Analysts' spat over the fate of M&S's shares
Marc Bolland, the hunky new boss of Marks & Spencer, presented his strategy for the retailer last week – to mixed reviews.
Simon Irwin, the retail analyst at Liberum, had already downgraded the shares to a Sell, which provoked a furious response – not from the company, but from rival analyst Nick Bubb at Arden.
His note on the topic employed the highly unusual tactic of heckling the opposition ("Liberum look to have got it wrong by cutting M&S to Sell", wrote Bubb) before going on to opine: "[M&S's] strategic review reads very well. Neutral recommendation (440p target) under review, pre the 9.15am meeting, as the shares should bounce on this".
Embarrassingly for Bubb, the shares have been falling since 10.30am that day, and closed the week at 393.2p. Who appears wrong now, Nick?
Embattled brokers find solace in tips for fine tipples
You just can't keep a man rapped over the knuckles by the Financial Services Authority down. Peter Shakeshaft is the former chief exec of Wills & Co stockbrokers, the disgraced investment firm that collapsed earlier this year after the FSA fined it for misleading clients purchasing high-risk shares.
Now he's back, this time as a director of a wine investment company called Vin-x, which Shakeshaft is running alongside fellow former Wills director, Darren Lansdown.
Lansdown's had a tough year too having been told by the regulator that his "conduct fell short of the FSA's prescribed regulatory standards for approved persons", but he's hitting the phones once more and calling former Wills punters to see if they fancy investing in a few bottles of Chateau Latour 1996 and Chateau Lafite 2006.
Lansdown reckons that the firm has yet to recommend a losing bet in its first six months in operation and adds: "This is not a regulated market and there are lots of rogues and sharks." Bottoms up!
Blogging is a funny old game
Tom Glocer, the chief exec of Reuters, has been away in South America visiting Brazil and Argentina. Can he resist employing a lame line on football when blogging about his trip? Of course he can't. "The quadrennial World Cup was played this year, so perhaps I could be excused for thinking it would not be an auspicious time for Argentine-Brazilian relations," he muses. "However, my experience this week in Buenos Aires and Sao Paulo belies that assumption ... There was a recognition that what is good for Brazil could also be very good for Argentina, through free trade, labour mobility and foreign investment. What a wonderful maturing in the bilateral relations of these perennial football rivals. But don't expect to see Diego Maradona replace Dunga any time soon".
Riveting stuff. But is that the same man who wrote last year: "The parallels between sport and business are overused to the point of being hackneyed"? Surely not.
Madoff's life of luxury goes under the hammer
I see that more belongings of Ponzi schemer, Bernie Madoff, are being auctioned off by US Marshalls, after a previous sale raised $1m.

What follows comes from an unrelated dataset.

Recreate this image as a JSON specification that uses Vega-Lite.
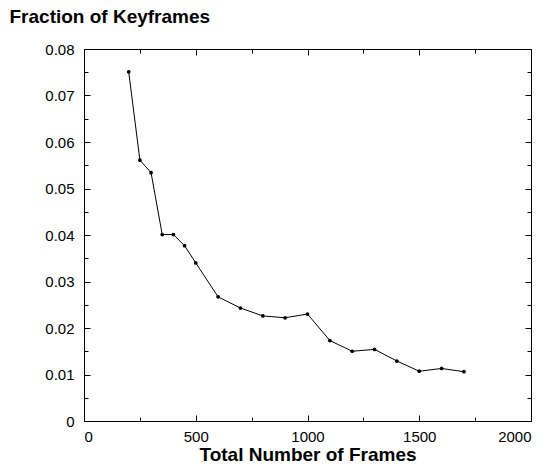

The 400 lots include a 10.54-karat diamond engagement ring that once belonged to his missus, a 1917 Steinway grand piano and an array of sculptures including a bronze bull, miniature busts of Plato and Aristotle as well as a pair of marble lions (say what you want about Bernie, but boy did he have taste).
Still, my favourite lot is a pair of black velveteen slippers embroidered with Madoff's initials, in a style that one imagines would have pleased Noel Coward's dandified Mr Bridger, as he cruised through his own spell in prison during the Italian Job.
Such luxuries seem to have been denied to the fraudster, however. Is there no end to his punishment?